### Data block
---------------
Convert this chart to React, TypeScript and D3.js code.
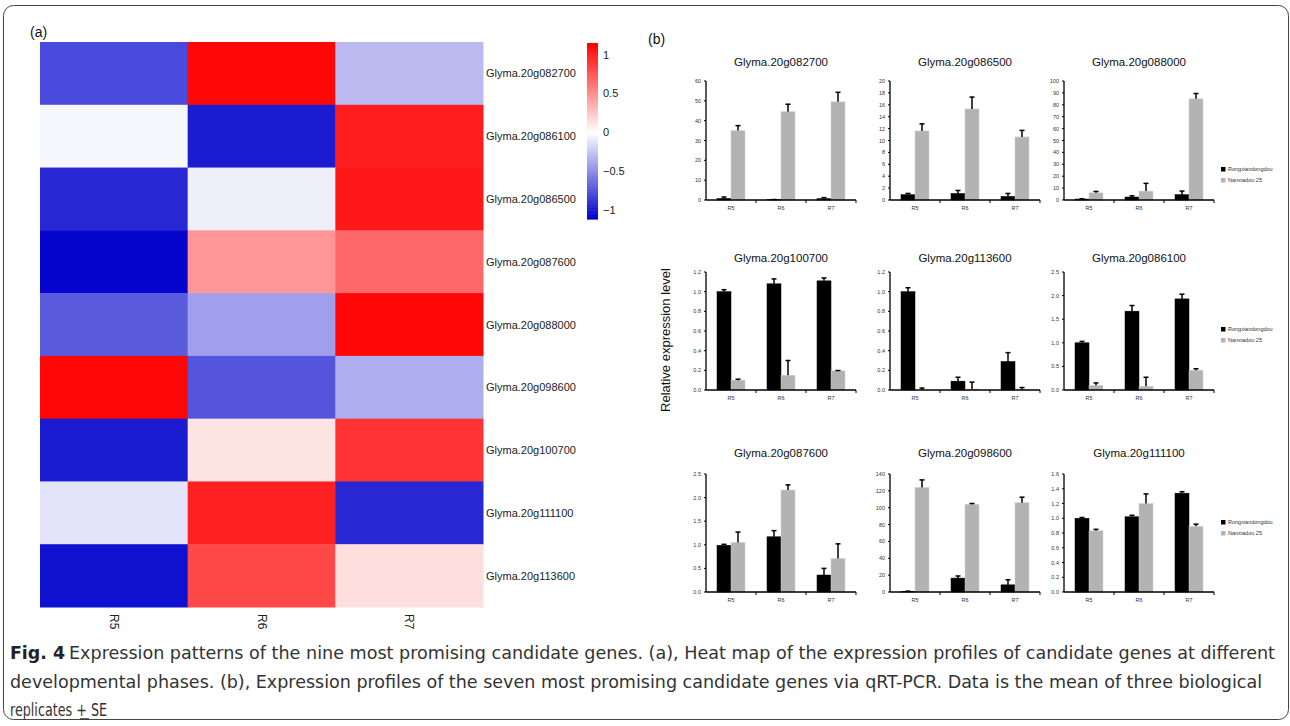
import React from "react";
import * as d3 from "d3";

// heat map (a)
const stages = ["R5", "R6", "R7"];
const heatGenes = [
  "Glyma.20g082700",
  "Glyma.20g086100",
  "Glyma.20g086500",
  "Glyma.20g087600",
  "Glyma.20g088000",
  "Glyma.20g098600",
  "Glyma.20g100700",
  "Glyma.20g111100",
  "Glyma.20g113600",
];
const heatValues = [
  [-0.8, 1.12, -0.3],
  [-0.04, -1.0, 1.02],
  [-0.95, -0.07, 1.04],
  [-1.1, 0.48, 0.68],
  [-0.72, -0.42, 1.12],
  [1.12, -0.75, -0.36],
  [-1.0, 0.12, 0.92],
  [-0.12, 1.0, -0.95],
  [-1.05, 0.82, 0.15],
];
const colorTicks = [1, 0.5, 0, -0.5, -1];

// bar panels (b)
const barGenes = [
  "Glyma.20g082700",
  "Glyma.20g086500",
  "Glyma.20g088000",
  "Glyma.20g100700",
  "Glyma.20g113600",
  "Glyma.20g086100",
  "Glyma.20g087600",
  "Glyma.20g098600",
  "Glyma.20g111100",
];
const barYMax = [60, 20, 100, 1.2, 1.2, 2.5, 2.5, 140, 1.6];
const barYStep = [10, 2, 10, 0.2, 0.2, 0.5, 0.5, 20, 0.2];
const rongMean = [
  [0.8, 0.2, 0.7],
  [0.9, 1.1, 0.6],
  [0.8, 2.5, 4.5],
  [1.0, 1.08, 1.11],
  [1.0, 0.09, 0.29],
  [1.0, 1.67, 1.93],
  [0.99, 1.17, 0.36],
  [0.5, 16.5, 8.5],
  [1.0, 1.02, 1.34],
];
const rongSE = [
  [0.7, 0.05, 0.5],
  [0.2, 0.5, 0.5],
  [0.2, 1.0, 3.0],
  [0.02, 0.05, 0.03],
  [0.04, 0.04, 0.09],
  [0.03, 0.12, 0.1],
  [0.02, 0.13, 0.14],
  [0.5, 2.5, 6],
  [0.01, 0.02, 0.02],
];
const nanMean = [
  [35, 44.5, 49.5],
  [11.6, 15.3, 10.6],
  [6, 7.5, 85],
  [0.1, 0.15, 0.195],
  [0.0, 0.01, 0.005],
  [0.1, 0.08, 0.42],
  [1.05, 2.16, 0.71],
  [124, 104, 106],
  [0.83, 1.2, 0.89],
];
const nanSE = [
  [2.5, 3.8, 4.8],
  [1.2, 2.0, 1.1],
  [1.2, 6.5, 4.5],
  [0.01, 0.15, 0.003],
  [0.02, 0.07, 0.02],
  [0.05, 0.19, 0.03],
  [0.22, 0.11, 0.31],
  [9, 1, 6.5],
  [0.02, 0.13, 0.03],
];
const seriesNames = ["Rongxiandongdou", "Nanxiadou 25"];
const seriesColors = ["#000000", "#b3b3b3"];

const SANS = "Liberation Sans, Arial, sans-serif";

// layout
const heat = { left: 40, right: 483, top: 42, bottom: 607 };
const cbar = { x: 587, w: 11, top: 43, bottom: 219 };
const colX = [706, 890, 1064];
const rowTop = [81, 272, 474];
const rowBottom = [200, 390, 592];
const titleY = [66, 262, 457];
const legendY = [171, 331, 524];
const plotW = 150;

const colorScale = d3
  .scaleLinear<string>()
  .domain([-1.12, 0, 1.15])
  .range(["#0000cc", "#ffffff", "#ff0000"])
  .interpolate(d3.interpolateRgb)
  .clamp(true);

function HeatMap() {
  const x = d3.scaleBand().domain(stages).range([heat.left, heat.right]);
  const y = d3.scaleBand().domain(heatGenes).range([heat.top, heat.bottom]);
  const cy = d3.scaleLinear().domain([-1.12, 1.15]).range([cbar.bottom, cbar.top]);
  const steps = d3.range(0, 120);
  return (
    <g>
      {heatGenes.map((g, i) =>
        stages.map((s, j) => (
          <rect
            key={g + s}
            x={x(s)}
            y={y(g)}
            width={x.bandwidth() + 0.5}
            height={y.bandwidth() + 0.5}
            fill={colorScale(heatValues[i][j])}
          />
        ))
      )}
      {heatGenes.map((g) => (
        <text key={g} x={heat.right + 3} y={(y(g) ?? 0) + y.bandwidth() / 2 + 4} fontSize={11} fontFamily={SANS} fill="#222">
          {g}
        </text>
      ))}
      {stages.map((s) => {
        const cx = (x(s) ?? 0) + x.bandwidth() / 2;
        return (
          <text key={s} transform={`translate(${cx - 4},${heat.bottom + 7}) rotate(90)`} fontSize={12} fontFamily={SANS} fill="#222">
            {s}
          </text>
        );
      })}
      {steps.map((k) => {
        const v0 = -1.12 + (k / steps.length) * 2.27;
        const v1 = -1.12 + ((k + 1) / steps.length) * 2.27;
        return (
          <rect key={k} x={cbar.x} y={cy(v1)} width={cbar.w} height={cy(v0) - cy(v1) + 0.6} fill={colorScale((v0 + v1) / 2)} />
        );
      })}
      {colorTicks.map((t) => (
        <text key={t} x={cbar.x + 16} y={cy(t) + 4} fontSize={11} fontFamily={SANS} fill="#222">
          {t < 0 ? "\u2212" + Math.abs(t) : String(t)}
        </text>
      ))}
    </g>
  );
}

function BarPanel({ idx }: { idx: number }) {
  const col = idx % 3;
  const row = Math.floor(idx / 3);
  const x0 = colX[col];
  const top = rowTop[row];
  const bottom = rowBottom[row];
  const yMax = barYMax[idx];
  const y = d3.scaleLinear().domain([0, yMax]).range([bottom, top]);
  const x = d3.scaleBand().domain(stages).range([x0, x0 + plotW]);
  const inner = d3.scaleBand().domain(["0", "1"]).range([x.bandwidth() / 2 - 14, x.bandwidth() / 2 + 14]);
  const ticks = d3.range(0, yMax + barYStep[idx] / 2, barYStep[idx]);
  const fmt = barYStep[idx] < 1 ? d3.format(".1f") : d3.format("d");
  const series = [
    { m: rongMean[idx], e: rongSE[idx] },
    { m: nanMean[idx], e: nanSE[idx] },
  ];
  return (
    <g>
      <text x={x0 + plotW / 2} y={titleY[row]} textAnchor="middle" fontSize={11.5} fontFamily={SANS} fill="#111">
        {barGenes[idx]}
      </text>
      {series.map((s, si) =>
        stages.map((st, j) => {
          const bx = (x(st) ?? 0) + (inner(String(si)) ?? 0);
          const bw = inner.bandwidth();
          const v = s.m[j];
          return (
            <g key={si + st}>
              <rect x={bx} y={y(v)} width={bw} height={bottom - y(v)} fill={seriesColors[si]} stroke={si ? "#d0d0d0" : "#000"} strokeWidth={0.5} />
              <line x1={bx + bw / 2} x2={bx + bw / 2} y1={y(v)} y2={y(v + s.e[j])} stroke="#000" strokeWidth={1.5} />
              <line x1={bx + bw / 2 - 2.5} x2={bx + bw / 2 + 2.5} y1={y(v + s.e[j])} y2={y(v + s.e[j])} stroke="#000" strokeWidth={1.5} />
            </g>
          );
        })
      )}
      <line x1={x0} x2={x0} y1={top} y2={bottom} stroke="#000" strokeWidth={1.3} />
      <line x1={x0} x2={x0 + plotW} y1={bottom} y2={bottom} stroke="#000" strokeWidth={1.5} />
      {ticks.map((t) => (
        <g key={t}>
          <line x1={x0 - 2} x2={x0} y1={y(t)} y2={y(t)} stroke="#000" strokeWidth={1} />
          <text x={x0 - 5} y={y(t) + 2} textAnchor="end" fontSize={5.5} fontFamily={SANS} fill="#333">
            {fmt(t)}
          </text>
        </g>
      ))}
      {stages.map((st) => (
        <g key={st}>
          <line x1={(x(st) ?? 0) + x.bandwidth()} x2={(x(st) ?? 0) + x.bandwidth()} y1={bottom} y2={bottom + 3} stroke="#000" strokeWidth={1} />
          <text x={(x(st) ?? 0) + x.bandwidth() / 2} y={bottom + 10} textAnchor="middle" fontSize={5.5} fontFamily={SANS} fill="#333">
            {st}
          </text>
        </g>
      ))}
    </g>
  );
}

function Legend({ row }: { row: number }) {
  return (
    <g>
      {seriesNames.map((n, i) => (
        <g key={n}>
          <rect x={1221} y={legendY[row] + i * 11 - 4} width={4.5} height={4.5} fill={seriesColors[i]} />
          <text x={1228} y={legendY[row] + i * 11} fontSize={5.5} fontFamily={SANS} fill="#333">
            {n}
          </text>
        </g>
      ))}
    </g>
  );
}

export default function App() {
  const capFont = "Liberation Sans Narrow, DejaVu Sans Condensed, Arial Narrow, sans-serif";
  return (
    <div style={{ position: "fixed", left: 0, top: 0 }}>
      <svg width={1290} height={726} style={{ display: "block", background: "#fff" }}>
        <rect x={3.5} y={5.5} width={1285} height={714} rx={10} fill="none" stroke="#444" strokeWidth={1} />
        <text x={30} y={37} fontSize={14} fontFamily={SANS} fill="#111">(a)</text>
        <text x={648} y={44} fontSize={14} fontFamily={SANS} fill="#111">(b)</text>
        <HeatMap />
        {barGenes.map((_, i) => (
          <BarPanel key={i} idx={i} />
        ))}
        {[0, 1, 2].map((r) => (
          <Legend key={r} row={r} />
        ))}
        <text transform="translate(670,340) rotate(-90)" textAnchor="middle" fontSize={13} fontFamily={SANS} fill="#111">
          Relative expression level
        </text>
        <text x={10} y={659} fontSize={18} fontFamily={capFont} fontWeight="bold" fill="#222" textLength={55} lengthAdjust="spacingAndGlyphs">
          Fig. 4
        </text>
        <text x={69} y={659} fontSize={18} fontFamily={capFont} fill="#333" textLength={1206} lengthAdjust="spacingAndGlyphs">
          Expression patterns of the nine most promising candidate genes. (a), Heat map of the expression profiles of candidate genes at different
        </text>
        <text x={10} y={688} fontSize={18} fontFamily={capFont} fill="#333" textLength={1252} lengthAdjust="spacingAndGlyphs">
          developmental phases. (b), Expression profiles of the seven most promising candidate genes via qRT-PCR. Data is the mean of three biological
        </text>
        <text x={10} y={716} fontSize={18} fontFamily={capFont} fill="#333" textLength={97} lengthAdjust="spacingAndGlyphs">
          replicates + SE
        </text>
        <line x1={80} x2={89} y1={719} y2={719} stroke="#333" strokeWidth={1.5} />
      </svg>
    </div>
  );
}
---------------
### Set exercise
Quote, exactly and only, the lines from the first line of the data above through the line containing "const colorTicks = [1, 0.5, 0, -0.5, -1];". The pictures do not belong in it.

### Finished exercise
Convert this chart to React, TypeScript and D3.js code.
import React from "react";
import * as d3 from "d3";

// heat map (a)
const stages = ["R5", "R6", "R7"];
const heatGenes = [
  "Glyma.20g082700",
  "Glyma.20g086100",
  "Glyma.20g086500",
  "Glyma.20g087600",
  "Glyma.20g088000",
  "Glyma.20g098600",
  "Glyma.20g100700",
  "Glyma.20g111100",
  "Glyma.20g113600",
];
const heatValues = [
  [-0.8, 1.12, -0.3],
  [-0.04, -1.0, 1.02],
  [-0.95, -0.07, 1.04],
  [-1.1, 0.48, 0.68],
  [-0.72, -0.42, 1.12],
  [1.12, -0.75, -0.36],
  [-1.0, 0.12, 0.92],
  [-0.12, 1.0, -0.95],
  [-1.05, 0.82, 0.15],
];
const colorTicks = [1, 0.5, 0, -0.5, -1];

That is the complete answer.